-- BEGIN --
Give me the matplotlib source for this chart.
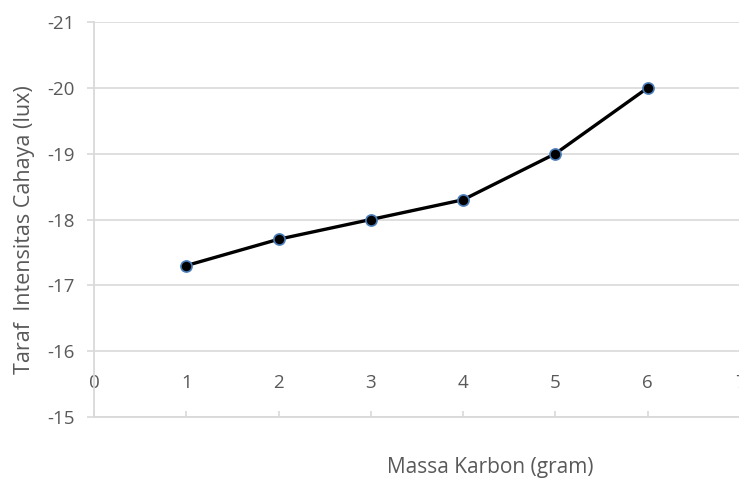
import matplotlib
matplotlib.use("Agg")
import matplotlib.pyplot as plt

massa = [1, 2, 3, 4, 5, 6]
intensitas = [-17.3, -17.7, -18.0, -18.3, -19.0, -20.0]
yticks = [-21, -20, -19, -18, -17, -16, -15]
xticks = [0, 1, 2, 3, 4, 5, 6, 7]

grey = "#595959"
light = "#d9d9d9"

plt.rcParams['font.family'] = ['Open Sans', 'DejaVu Sans']

fig = plt.figure(figsize=(7.39, 4.79), dpi=100)
ax = fig.add_axes([94/739, 1 - 417/479, 646/739, 395/479])

ax.plot(massa, intensitas, color="black", lw=2.4, zorder=3,
        marker="o", markersize=8, markerfacecolor="black",
        markeredgecolor="#4a7ebb", markeredgewidth=1.2)

ax.set_xlim(0, 7)
ax.set_ylim(-15, -21)
ax.set_yticks(yticks)
ax.set_yticklabels([str(v) for v in yticks])
ax.set_xticks(xticks)
ax.grid(axis="y", color=light, lw=1.2)
ax.set_axisbelow(True)

for s in ["top", "right"]:
    ax.spines[s].set_visible(False)
for s in ["left", "bottom"]:
    ax.spines[s].set_color(light)
    ax.spines[s].set_linewidth(1.3)

ax.tick_params(axis="y", colors=light, labelcolor=grey, labelsize=13.5,
               direction="out", length=5, width=1.2, pad=9)
ax.tick_params(axis="x", colors=light, labelcolor=grey, labelsize=13.5,
               direction="in", length=4, width=1.2, pad=-31)

ax.set_xlabel("Massa Karbon (gram)", color=grey, fontsize=15, va="center")
ax.xaxis.set_label_coords(0.613, -0.128)
ax.set_ylabel("Taraf  Intensitas Cahaya (lux)", color=grey, fontsize=15.5,
              va="center")
ax.yaxis.set_label_coords(-0.108, 0.475)

fig.savefig("out.png", dpi=100)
-- END --
● What is expected: Replicate the material above verbatim; images stay out of the copy.

● Solution to the exercise:
Give me the matplotlib source for this chart.
import matplotlib
matplotlib.use("Agg")
import matplotlib.pyplot as plt

massa = [1, 2, 3, 4, 5, 6]
intensitas = [-17.3, -17.7, -18.0, -18.3, -19.0, -20.0]
yticks = [-21, -20, -19, -18, -17, -16, -15]
xticks = [0, 1, 2, 3, 4, 5, 6, 7]

grey = "#595959"
light = "#d9d9d9"

plt.rcParams['font.family'] = ['Open Sans', 'DejaVu Sans']

fig = plt.figure(figsize=(7.39, 4.79), dpi=100)
ax = fig.add_axes([94/739, 1 - 417/479, 646/739, 395/479])

ax.plot(massa, intensitas, color="black", lw=2.4, zorder=3,
        marker="o", markersize=8, markerfacecolor="black",
        markeredgecolor="#4a7ebb", markeredgewidth=1.2)

ax.set_xlim(0, 7)
ax.set_ylim(-15, -21)
ax.set_yticks(yticks)
ax.set_yticklabels([str(v) for v in yticks])
ax.set_xticks(xticks)
ax.grid(axis="y", color=light, lw=1.2)
ax.set_axisbelow(True)

for s in ["top", "right"]:
    ax.spines[s].set_visible(False)
for s in ["left", "bottom"]:
    ax.spines[s].set_color(light)
    ax.spines[s].set_linewidth(1.3)

ax.tick_params(axis="y", colors=light, labelcolor=grey, labelsize=13.5,
               direction="out", length=5, width=1.2, pad=9)
ax.tick_params(axis="x", colors=light, labelcolor=grey, labelsize=13.5,
               direction="in", length=4, width=1.2, pad=-31)

ax.set_xlabel("Massa Karbon (gram)", color=grey, fontsize=15, va="center")
ax.xaxis.set_label_coords(0.613, -0.128)
ax.set_ylabel("Taraf  Intensitas Cahaya (lux)", color=grey, fontsize=15.5,
              va="center")
ax.yaxis.set_label_coords(-0.108, 0.475)

fig.savefig("out.png", dpi=100)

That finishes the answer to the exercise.